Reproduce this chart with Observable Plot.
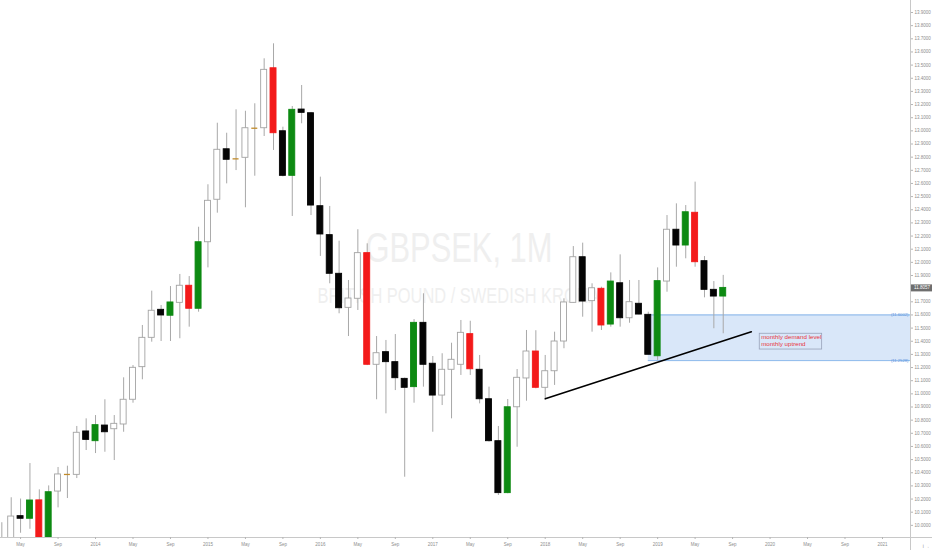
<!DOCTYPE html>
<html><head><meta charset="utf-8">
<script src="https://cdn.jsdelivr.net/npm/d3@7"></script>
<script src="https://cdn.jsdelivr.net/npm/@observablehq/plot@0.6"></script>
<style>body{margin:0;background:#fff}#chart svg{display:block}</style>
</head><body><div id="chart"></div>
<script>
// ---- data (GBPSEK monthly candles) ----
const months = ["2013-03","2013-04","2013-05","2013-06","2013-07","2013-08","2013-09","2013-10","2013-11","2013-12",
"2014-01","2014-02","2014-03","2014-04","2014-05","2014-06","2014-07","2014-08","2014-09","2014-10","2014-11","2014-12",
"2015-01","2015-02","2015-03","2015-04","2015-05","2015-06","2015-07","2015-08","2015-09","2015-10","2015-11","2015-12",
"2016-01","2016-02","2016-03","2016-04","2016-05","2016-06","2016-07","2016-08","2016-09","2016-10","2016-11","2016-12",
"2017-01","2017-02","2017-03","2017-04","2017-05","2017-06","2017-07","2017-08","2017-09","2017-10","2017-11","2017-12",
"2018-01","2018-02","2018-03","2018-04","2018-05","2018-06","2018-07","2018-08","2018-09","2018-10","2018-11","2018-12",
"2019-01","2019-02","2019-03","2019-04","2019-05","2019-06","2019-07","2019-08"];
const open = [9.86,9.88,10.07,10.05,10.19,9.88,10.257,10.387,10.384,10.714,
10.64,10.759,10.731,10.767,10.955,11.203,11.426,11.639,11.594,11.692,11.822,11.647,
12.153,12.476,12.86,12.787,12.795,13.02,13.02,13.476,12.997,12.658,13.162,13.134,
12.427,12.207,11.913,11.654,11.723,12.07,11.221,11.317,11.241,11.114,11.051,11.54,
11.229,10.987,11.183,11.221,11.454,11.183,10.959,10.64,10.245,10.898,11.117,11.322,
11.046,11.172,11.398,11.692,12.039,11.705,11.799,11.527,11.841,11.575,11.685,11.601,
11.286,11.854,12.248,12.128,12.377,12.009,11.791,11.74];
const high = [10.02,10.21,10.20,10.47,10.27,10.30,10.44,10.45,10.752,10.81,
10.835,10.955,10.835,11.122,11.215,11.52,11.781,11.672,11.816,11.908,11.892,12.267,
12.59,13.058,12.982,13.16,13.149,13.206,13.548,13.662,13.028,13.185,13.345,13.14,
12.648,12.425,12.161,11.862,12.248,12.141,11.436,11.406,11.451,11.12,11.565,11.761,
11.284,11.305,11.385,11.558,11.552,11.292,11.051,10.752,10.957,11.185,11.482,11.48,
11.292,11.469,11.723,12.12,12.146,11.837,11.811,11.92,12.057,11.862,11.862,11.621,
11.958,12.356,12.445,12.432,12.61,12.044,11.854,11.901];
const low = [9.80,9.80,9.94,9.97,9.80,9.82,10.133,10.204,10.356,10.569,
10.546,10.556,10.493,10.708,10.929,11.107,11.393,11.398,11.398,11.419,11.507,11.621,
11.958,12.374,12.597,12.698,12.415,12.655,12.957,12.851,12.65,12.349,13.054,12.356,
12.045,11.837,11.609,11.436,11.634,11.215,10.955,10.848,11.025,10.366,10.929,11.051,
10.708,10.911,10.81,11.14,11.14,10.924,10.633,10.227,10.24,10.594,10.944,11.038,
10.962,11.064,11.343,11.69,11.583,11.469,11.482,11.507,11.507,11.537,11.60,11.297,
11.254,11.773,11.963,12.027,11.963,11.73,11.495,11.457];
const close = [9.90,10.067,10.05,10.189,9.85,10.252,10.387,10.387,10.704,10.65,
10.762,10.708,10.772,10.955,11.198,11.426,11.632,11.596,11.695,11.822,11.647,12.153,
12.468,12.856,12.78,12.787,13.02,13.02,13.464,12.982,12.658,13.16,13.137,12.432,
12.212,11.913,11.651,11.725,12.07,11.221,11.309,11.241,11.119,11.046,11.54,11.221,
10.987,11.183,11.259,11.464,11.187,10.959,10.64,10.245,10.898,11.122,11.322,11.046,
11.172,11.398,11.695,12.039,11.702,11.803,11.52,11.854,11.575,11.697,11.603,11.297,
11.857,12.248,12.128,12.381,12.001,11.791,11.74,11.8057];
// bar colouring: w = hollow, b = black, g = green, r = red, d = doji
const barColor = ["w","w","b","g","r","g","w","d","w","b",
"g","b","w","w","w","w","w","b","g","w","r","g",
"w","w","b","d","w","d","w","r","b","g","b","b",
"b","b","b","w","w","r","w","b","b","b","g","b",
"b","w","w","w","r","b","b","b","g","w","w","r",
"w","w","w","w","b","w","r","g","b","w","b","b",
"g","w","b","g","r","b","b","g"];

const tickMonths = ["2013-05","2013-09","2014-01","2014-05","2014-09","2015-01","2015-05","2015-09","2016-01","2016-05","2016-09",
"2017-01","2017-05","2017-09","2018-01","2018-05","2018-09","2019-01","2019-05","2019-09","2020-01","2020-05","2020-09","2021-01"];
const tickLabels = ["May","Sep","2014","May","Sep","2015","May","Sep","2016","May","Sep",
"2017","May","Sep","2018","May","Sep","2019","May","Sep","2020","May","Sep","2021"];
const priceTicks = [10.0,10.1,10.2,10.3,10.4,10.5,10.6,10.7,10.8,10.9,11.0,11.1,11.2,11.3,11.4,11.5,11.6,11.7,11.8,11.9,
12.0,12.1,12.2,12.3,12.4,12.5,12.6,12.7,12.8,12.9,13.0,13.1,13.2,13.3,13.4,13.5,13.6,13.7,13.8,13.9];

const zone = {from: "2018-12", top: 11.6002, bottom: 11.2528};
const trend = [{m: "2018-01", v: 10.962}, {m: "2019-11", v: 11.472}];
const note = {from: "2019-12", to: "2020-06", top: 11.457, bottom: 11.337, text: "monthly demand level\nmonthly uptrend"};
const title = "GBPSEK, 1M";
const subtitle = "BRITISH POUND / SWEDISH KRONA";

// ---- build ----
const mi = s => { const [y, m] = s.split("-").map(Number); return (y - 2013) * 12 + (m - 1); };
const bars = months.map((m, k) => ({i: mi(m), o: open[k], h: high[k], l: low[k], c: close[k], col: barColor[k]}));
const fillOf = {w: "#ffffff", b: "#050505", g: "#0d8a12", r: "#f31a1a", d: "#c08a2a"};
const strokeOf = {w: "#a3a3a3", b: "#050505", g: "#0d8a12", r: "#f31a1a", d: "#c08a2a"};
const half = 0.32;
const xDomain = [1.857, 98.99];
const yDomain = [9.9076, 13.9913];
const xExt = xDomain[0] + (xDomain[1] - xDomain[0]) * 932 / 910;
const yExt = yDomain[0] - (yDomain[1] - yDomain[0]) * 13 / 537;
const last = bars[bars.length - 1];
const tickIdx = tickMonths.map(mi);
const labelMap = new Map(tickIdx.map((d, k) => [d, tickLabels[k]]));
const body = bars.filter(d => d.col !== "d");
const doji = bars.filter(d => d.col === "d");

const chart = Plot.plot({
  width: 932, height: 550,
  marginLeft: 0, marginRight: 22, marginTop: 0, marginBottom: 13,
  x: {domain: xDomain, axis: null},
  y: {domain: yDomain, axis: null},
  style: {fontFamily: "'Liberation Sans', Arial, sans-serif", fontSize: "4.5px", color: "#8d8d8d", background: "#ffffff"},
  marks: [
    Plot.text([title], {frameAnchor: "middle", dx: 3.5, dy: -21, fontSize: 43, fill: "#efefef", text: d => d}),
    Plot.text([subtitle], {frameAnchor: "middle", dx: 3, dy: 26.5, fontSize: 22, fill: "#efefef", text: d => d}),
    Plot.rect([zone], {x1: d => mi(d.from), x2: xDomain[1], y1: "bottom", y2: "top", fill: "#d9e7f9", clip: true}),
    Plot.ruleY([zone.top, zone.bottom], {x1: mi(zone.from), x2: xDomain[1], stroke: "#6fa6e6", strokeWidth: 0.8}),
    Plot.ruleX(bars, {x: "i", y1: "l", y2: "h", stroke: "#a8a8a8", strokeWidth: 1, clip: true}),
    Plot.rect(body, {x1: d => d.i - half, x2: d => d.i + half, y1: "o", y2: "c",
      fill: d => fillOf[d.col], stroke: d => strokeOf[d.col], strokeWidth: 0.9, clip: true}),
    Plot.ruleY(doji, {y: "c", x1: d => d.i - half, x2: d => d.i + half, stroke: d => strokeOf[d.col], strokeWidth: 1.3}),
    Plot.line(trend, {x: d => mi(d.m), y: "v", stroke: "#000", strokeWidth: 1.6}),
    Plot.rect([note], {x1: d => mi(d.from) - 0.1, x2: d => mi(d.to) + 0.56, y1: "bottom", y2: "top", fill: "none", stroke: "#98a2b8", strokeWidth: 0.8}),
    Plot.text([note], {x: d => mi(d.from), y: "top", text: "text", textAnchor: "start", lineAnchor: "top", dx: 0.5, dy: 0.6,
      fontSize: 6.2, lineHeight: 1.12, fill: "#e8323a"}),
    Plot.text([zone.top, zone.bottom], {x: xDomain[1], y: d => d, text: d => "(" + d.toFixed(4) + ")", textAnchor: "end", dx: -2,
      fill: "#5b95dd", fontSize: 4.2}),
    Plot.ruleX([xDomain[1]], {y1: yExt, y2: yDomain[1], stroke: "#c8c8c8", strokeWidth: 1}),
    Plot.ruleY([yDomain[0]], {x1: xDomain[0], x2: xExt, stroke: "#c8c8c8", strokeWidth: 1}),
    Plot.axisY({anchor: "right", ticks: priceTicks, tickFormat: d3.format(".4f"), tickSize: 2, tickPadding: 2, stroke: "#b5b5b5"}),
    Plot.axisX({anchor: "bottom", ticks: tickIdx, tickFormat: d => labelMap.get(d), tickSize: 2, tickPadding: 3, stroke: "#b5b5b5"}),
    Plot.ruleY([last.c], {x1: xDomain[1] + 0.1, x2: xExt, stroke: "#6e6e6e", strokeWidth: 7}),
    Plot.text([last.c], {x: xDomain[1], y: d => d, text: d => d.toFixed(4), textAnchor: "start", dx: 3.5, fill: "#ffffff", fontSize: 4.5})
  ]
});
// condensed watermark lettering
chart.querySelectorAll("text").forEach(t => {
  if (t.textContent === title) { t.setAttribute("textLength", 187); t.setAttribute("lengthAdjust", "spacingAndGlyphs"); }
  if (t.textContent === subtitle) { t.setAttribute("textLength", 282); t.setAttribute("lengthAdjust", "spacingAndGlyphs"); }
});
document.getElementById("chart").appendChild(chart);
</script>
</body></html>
******************************
■ What is being asked
Whichever lines contain the string "chart", select and copy them.

■ Correct answer
Reproduce this chart with Observable Plot.
<style>body{margin:0;background:#fff}#chart svg{display:block}</style>
</head><body><div id="chart"></div>
const chart = Plot.plot({
chart.querySelectorAll("text").forEach(t => {
document.getElementById("chart").appendChild(chart);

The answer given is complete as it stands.